Description of the task: In the listing below, identify each line with the word "Python" and return those lines.

Input for this task:
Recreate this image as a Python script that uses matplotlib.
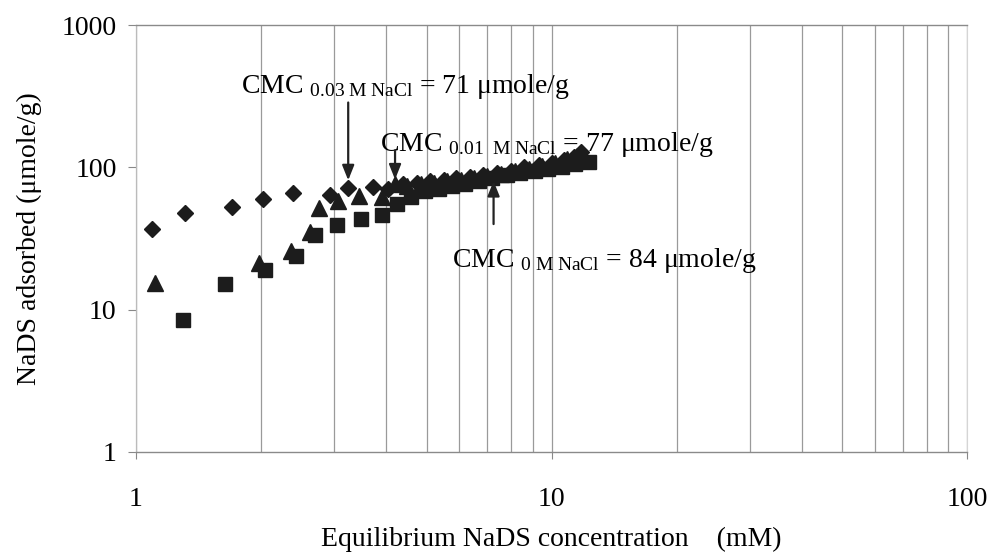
import matplotlib
matplotlib.use("Agg")
import matplotlib.pyplot as plt
from matplotlib.ticker import LogLocator, NullFormatter, FixedLocator

# ---- data ----
x_nacl003 = [1.09, 1.31, 1.70, 2.02, 2.39, 2.93, 3.24, 3.72, 4.05, 4.4, 4.75, 5.1, 5.5, 5.9, 6.35,
             6.85, 7.4, 8.0, 8.6, 9.3, 10.0, 10.7, 11.3, 11.8]
y_nacl003 = [36.7, 48, 53, 60, 66, 64, 72, 73, 71, 76, 78, 80, 82, 84, 86,
             88, 91, 95, 100, 104, 108, 113, 119, 129]

x_nacl001 = [1.11, 1.98, 2.36, 2.62, 2.75, 3.07, 3.44, 3.90, 4.20, 4.5, 4.85, 5.2, 5.6, 6.05,
             6.5, 7.0, 7.55, 8.15, 8.8, 9.5, 10.2, 10.9, 11.5]
y_nacl001 = [15.3, 21.2, 25.8, 35.3, 51.5, 58, 63, 62, 77, 74, 76, 78, 80, 82,
             84, 87, 90, 94, 98, 103, 108, 114, 120]

x_nacl0 = [1.30, 1.64, 2.04, 2.43, 2.69, 3.05, 3.47, 3.90, 4.25, 4.6, 4.95, 5.35, 5.75, 6.2,
           6.7, 7.2, 7.8, 8.4, 9.1, 9.8, 10.6, 11.4, 12.3]
y_nacl0 = [8.45, 15.1, 19.0, 24.0, 33.4, 39.6, 43.3, 46, 55, 62, 68, 71, 74, 77,
           80, 84, 88, 91, 95, 98, 101, 105, 109]

cmc_x = [3.24, 4.20, 7.25]
cmc_y = [71, 77, 84]
cmc_labels = ["0.03\\ M\\ NaCl", "0.01\\ \\ M\\ NaCl", "0\\ M\\ NaCl"]

x_ticks = [1, 10, 100]
y_ticks = [1, 10, 100, 1000]

plt.rcParams['font.family'] = ['Liberation Serif', 'DejaVu Serif']
plt.rcParams['mathtext.fontset'] = 'custom'
plt.rcParams['mathtext.rm'] = 'Liberation Serif'
plt.rcParams['mathtext.it'] = 'Liberation Serif:italic'

fig = plt.figure(figsize=(9.93, 5.55), dpi=100)
ax = fig.add_axes([0.137, 0.1856, 0.837, 0.769])

mk = '#1c1c1c'
ax.plot(x_nacl003, y_nacl003, linestyle='none', marker='D', ms=7.8, color=mk, zorder=3)
ax.plot(x_nacl001, y_nacl001, linestyle='none', marker='^', ms=11.5, color=mk, zorder=3)
ax.plot(x_nacl0, y_nacl0, linestyle='none', marker='s', ms=10.5, color=mk, zorder=3)

ax.set_xscale('log')
ax.set_yscale('log')
ax.set_xlim(1, 100)
ax.set_ylim(1, 1000)

ax.xaxis.set_major_locator(FixedLocator(x_ticks))
ax.yaxis.set_major_locator(FixedLocator(y_ticks))
ax.set_xticklabels([str(v) for v in x_ticks])
ax.set_yticklabels([str(v) for v in y_ticks])
ax.xaxis.set_minor_locator(LogLocator(base=10, subs=range(2, 10)))
ax.xaxis.set_minor_formatter(NullFormatter())
ax.yaxis.set_minor_locator(plt.NullLocator())

ax.grid(True, which='both', axis='x', color='#9a9a9a', lw=0.9)
ax.tick_params(axis='x', which='minor', length=0)
ax.tick_params(axis='x', which='major', length=5, direction='out', color='#888888', pad=20, labelsize=20)
ax.tick_params(axis='y', which='major', length=6, direction='out', color='#888888', pad=8, labelsize=20)

for s in ['top', 'bottom']:
    ax.spines[s].set_color('#8a8a8a')
    ax.spines[s].set_linewidth(1.0)
ax.spines['left'].set_color('#bbbbbb')
ax.spines['left'].set_linewidth(0.9)
ax.spines['right'].set_color('#d5d5d5')
ax.spines['right'].set_linewidth(0.8)

ax.set_xlabel('Equilibrium NaDS concentration    (mM)', fontsize=20, labelpad=11)
ax.set_ylabel('NaDS adsorbed (\u03bcmole/g)', fontsize=20, labelpad=14)

# annotations
text_pos = [(0.126, 0.840), (0.294, 0.705), (0.380, 0.433)]
for lab, val, (tx, ty) in zip(cmc_labels, cmc_y, text_pos):
    ax.text(tx, ty, r"CMC $_{\mathrm{" + lab + r"}}$ = " + f"{val} \u03bcmole/g",
            transform=ax.transAxes, fontsize=20, va='baseline', ha='left', zorder=4,
            math_fontfamily='custom')

arrow_off = [62, 24, -33]
arrow_shrink = [6, 3, 2]
for cx, cy, off, sh in zip(cmc_x, cmc_y, arrow_off, arrow_shrink):
    ax.annotate('', xy=(cx, cy), xytext=(0, off), textcoords='offset points',
                arrowprops=dict(arrowstyle='-|>,head_length=0.45,head_width=0.18',
                                mutation_scale=20, lw=1.6, color='#222222',
                                shrinkA=0, shrinkB=sh), zorder=4)

fig.savefig('out.png', dpi=100)
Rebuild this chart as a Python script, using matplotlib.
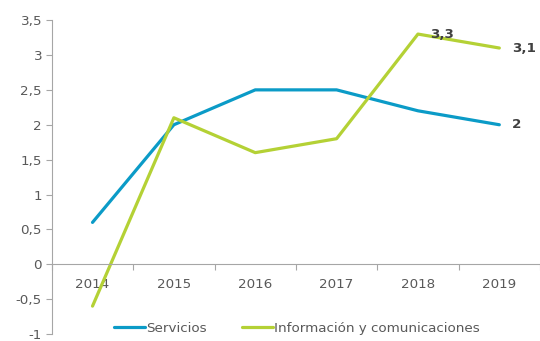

The solution:
Recreate this image as a Python script that uses matplotlib.
Rebuild this chart as a Python script, using matplotlib.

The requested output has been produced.